According to Steiner, there are steps everyone can take to get closer to reaching financial stability.
For one, you should open a savings account. “A little goes a long way when it comes to savings,” Steiner explained. “The sooner you open a savings account, the better — and as little as $10 a week will make a difference at the end of the year.”
Making a budget is also crucial. Steiner recommended examining your weekly and monthly spending, and then determining where you can spend less. “Bills, living expenses and savings should be a top priority in a budget, so once you identify those costs, you’ll know exactly how much you can spend on other items like coffee or eating out,” he noted.

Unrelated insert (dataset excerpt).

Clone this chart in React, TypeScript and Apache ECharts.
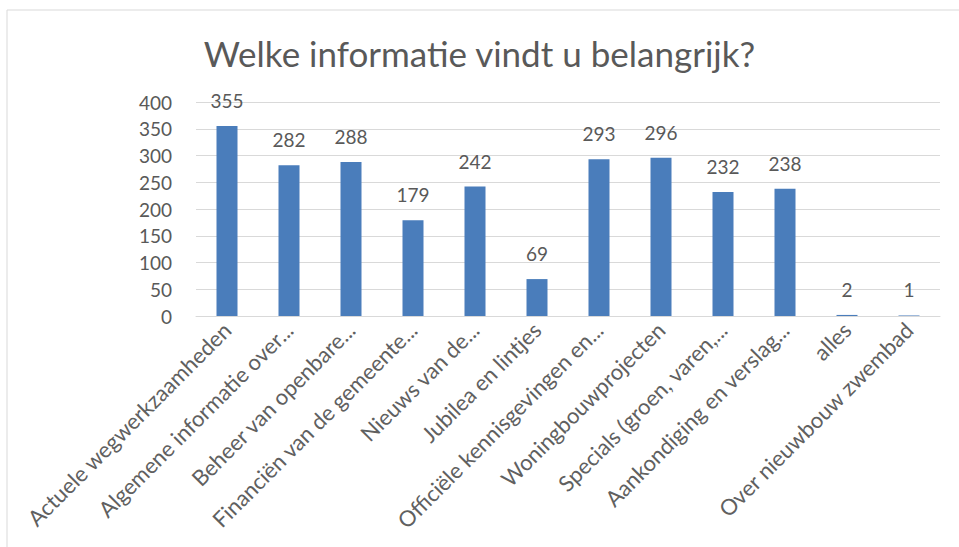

You should also contribute to a 401(k) or retirement fund, Steiner wrote. “Whether it’s retirement offerings from an employer with a contribution match or your own personal retirement savings, prioritize investing in them,” he noted. “Retirement might be hard to picture for younger generations, but the earlier you start investing in your financial future, the better you will be down the line.”
Finally, Steiner stressed that you should buy life insurance or buy “more of it.”
“Life insurance is a crucial tool to ensure your loved ones are protected financially should the primary earner pass away,” Steiner explained. “Even for people without children or families, permanent life insurance policies can offer cash accumulation benefits in the future that can go towards a down payment on a house or car, for example, and so much more.”